§ **ROWS**
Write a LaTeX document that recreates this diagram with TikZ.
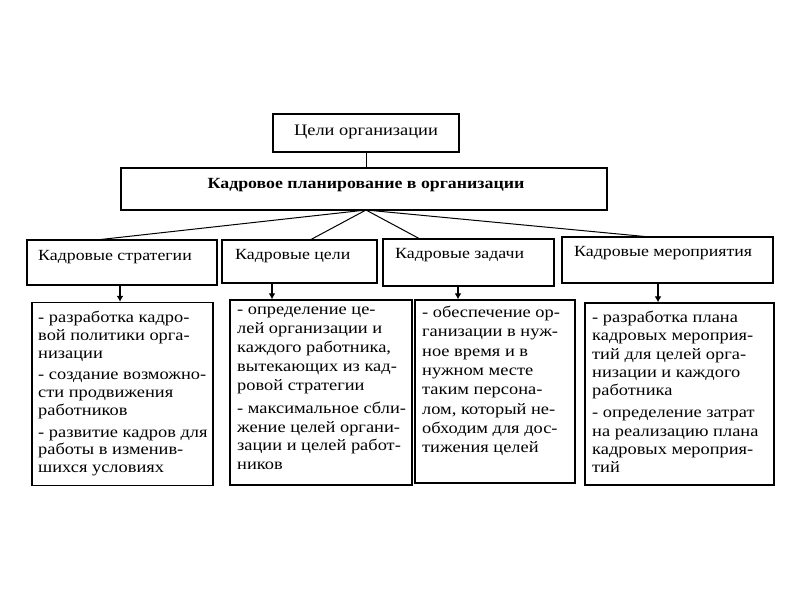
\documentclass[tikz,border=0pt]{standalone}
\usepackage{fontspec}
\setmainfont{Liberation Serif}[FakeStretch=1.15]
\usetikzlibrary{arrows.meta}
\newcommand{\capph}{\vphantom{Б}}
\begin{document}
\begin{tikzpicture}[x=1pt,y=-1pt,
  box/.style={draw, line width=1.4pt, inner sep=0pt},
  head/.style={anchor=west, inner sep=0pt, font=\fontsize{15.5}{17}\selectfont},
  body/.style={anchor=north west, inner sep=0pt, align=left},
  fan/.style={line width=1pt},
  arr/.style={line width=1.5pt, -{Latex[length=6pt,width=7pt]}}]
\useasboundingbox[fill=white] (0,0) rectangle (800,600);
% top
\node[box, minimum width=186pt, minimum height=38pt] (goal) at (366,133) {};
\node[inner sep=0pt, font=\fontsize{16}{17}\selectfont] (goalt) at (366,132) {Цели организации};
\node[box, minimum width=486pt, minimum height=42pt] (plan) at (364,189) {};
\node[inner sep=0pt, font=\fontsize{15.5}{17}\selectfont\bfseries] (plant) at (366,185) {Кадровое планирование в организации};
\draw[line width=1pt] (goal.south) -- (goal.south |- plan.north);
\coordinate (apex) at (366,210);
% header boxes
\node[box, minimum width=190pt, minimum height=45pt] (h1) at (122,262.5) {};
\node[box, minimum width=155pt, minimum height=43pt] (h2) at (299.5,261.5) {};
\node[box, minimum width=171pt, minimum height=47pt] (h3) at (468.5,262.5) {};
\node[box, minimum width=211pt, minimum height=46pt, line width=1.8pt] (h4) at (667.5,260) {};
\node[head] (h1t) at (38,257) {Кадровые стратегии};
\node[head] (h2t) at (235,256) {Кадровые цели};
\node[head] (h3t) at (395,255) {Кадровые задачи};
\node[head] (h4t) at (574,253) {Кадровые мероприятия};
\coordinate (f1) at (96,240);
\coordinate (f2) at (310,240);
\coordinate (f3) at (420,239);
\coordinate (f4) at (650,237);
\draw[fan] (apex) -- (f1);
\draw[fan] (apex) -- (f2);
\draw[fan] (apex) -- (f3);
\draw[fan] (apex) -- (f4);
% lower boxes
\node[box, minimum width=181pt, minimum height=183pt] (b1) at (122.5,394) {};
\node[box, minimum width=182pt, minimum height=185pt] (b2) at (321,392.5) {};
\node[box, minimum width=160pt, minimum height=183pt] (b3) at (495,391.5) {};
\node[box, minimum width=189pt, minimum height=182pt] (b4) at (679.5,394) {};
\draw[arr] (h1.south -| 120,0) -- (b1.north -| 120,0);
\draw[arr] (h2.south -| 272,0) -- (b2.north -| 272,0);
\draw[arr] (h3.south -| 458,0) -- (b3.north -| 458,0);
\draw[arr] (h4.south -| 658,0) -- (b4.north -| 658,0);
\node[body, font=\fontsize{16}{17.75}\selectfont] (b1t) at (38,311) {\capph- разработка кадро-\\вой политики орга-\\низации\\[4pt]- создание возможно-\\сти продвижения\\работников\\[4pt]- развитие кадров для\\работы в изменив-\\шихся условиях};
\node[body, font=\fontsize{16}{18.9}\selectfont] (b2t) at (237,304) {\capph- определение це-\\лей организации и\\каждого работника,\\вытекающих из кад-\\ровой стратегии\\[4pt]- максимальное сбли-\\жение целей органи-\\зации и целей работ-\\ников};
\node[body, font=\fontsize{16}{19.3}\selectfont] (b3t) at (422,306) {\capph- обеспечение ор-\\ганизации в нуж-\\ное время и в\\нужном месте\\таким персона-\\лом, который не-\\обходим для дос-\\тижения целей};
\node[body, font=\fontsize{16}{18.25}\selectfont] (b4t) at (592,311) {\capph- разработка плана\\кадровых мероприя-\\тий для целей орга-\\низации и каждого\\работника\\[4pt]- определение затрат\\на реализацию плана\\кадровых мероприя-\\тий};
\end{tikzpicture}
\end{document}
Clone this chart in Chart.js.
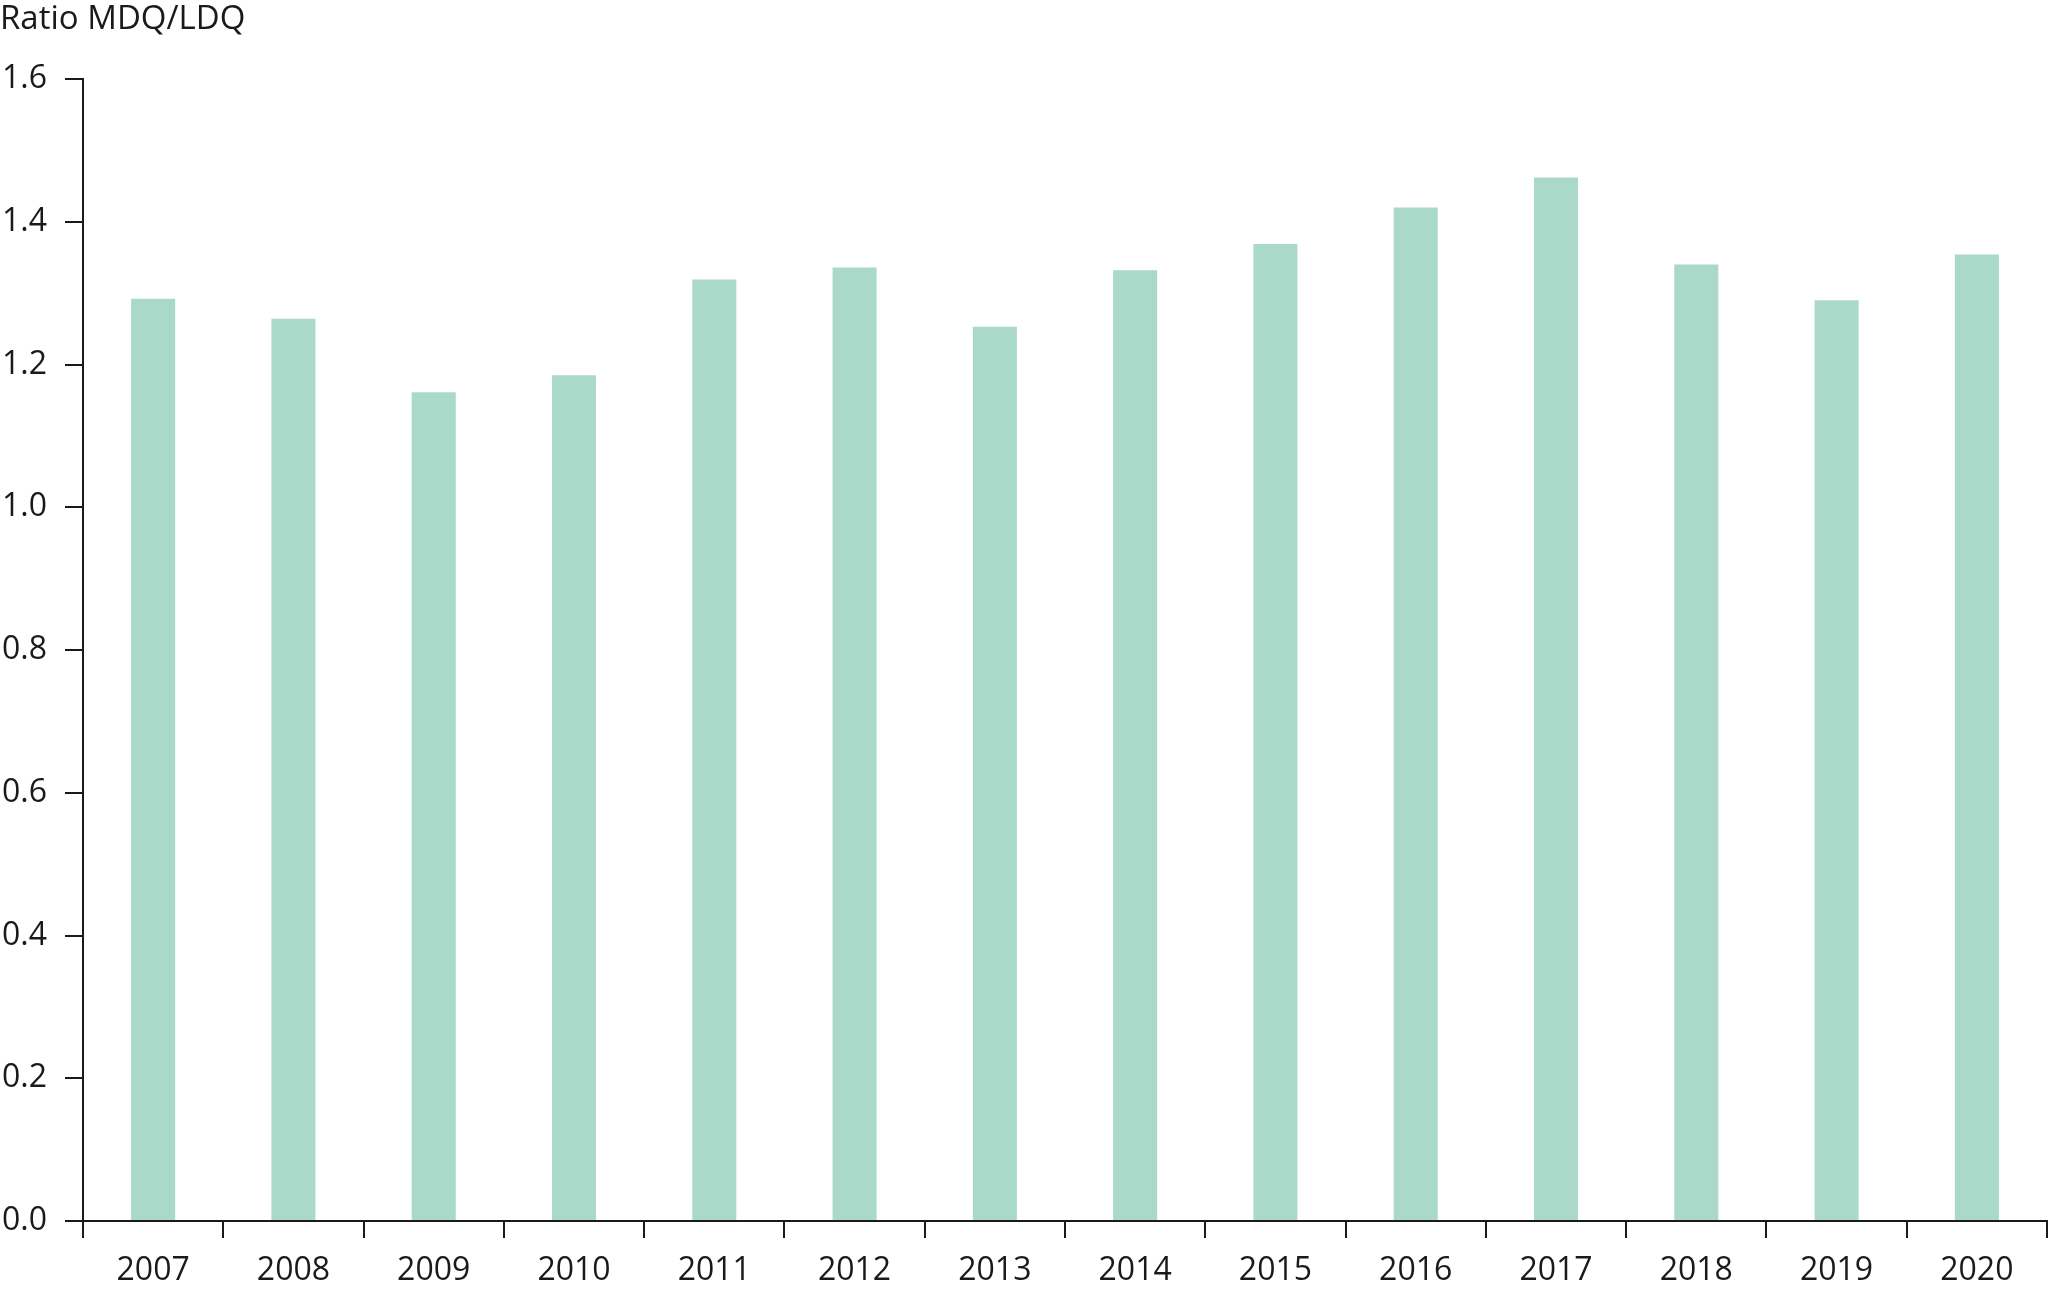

§ **INSTRUCTIONS TO FOLLOW**
Using the records above, find and show each line with the string "this".

§ **RESPONSE TO THE EXERCISE**
Write a LaTeX document that recreates this diagram with TikZ.
Clone this chart in Chart.js.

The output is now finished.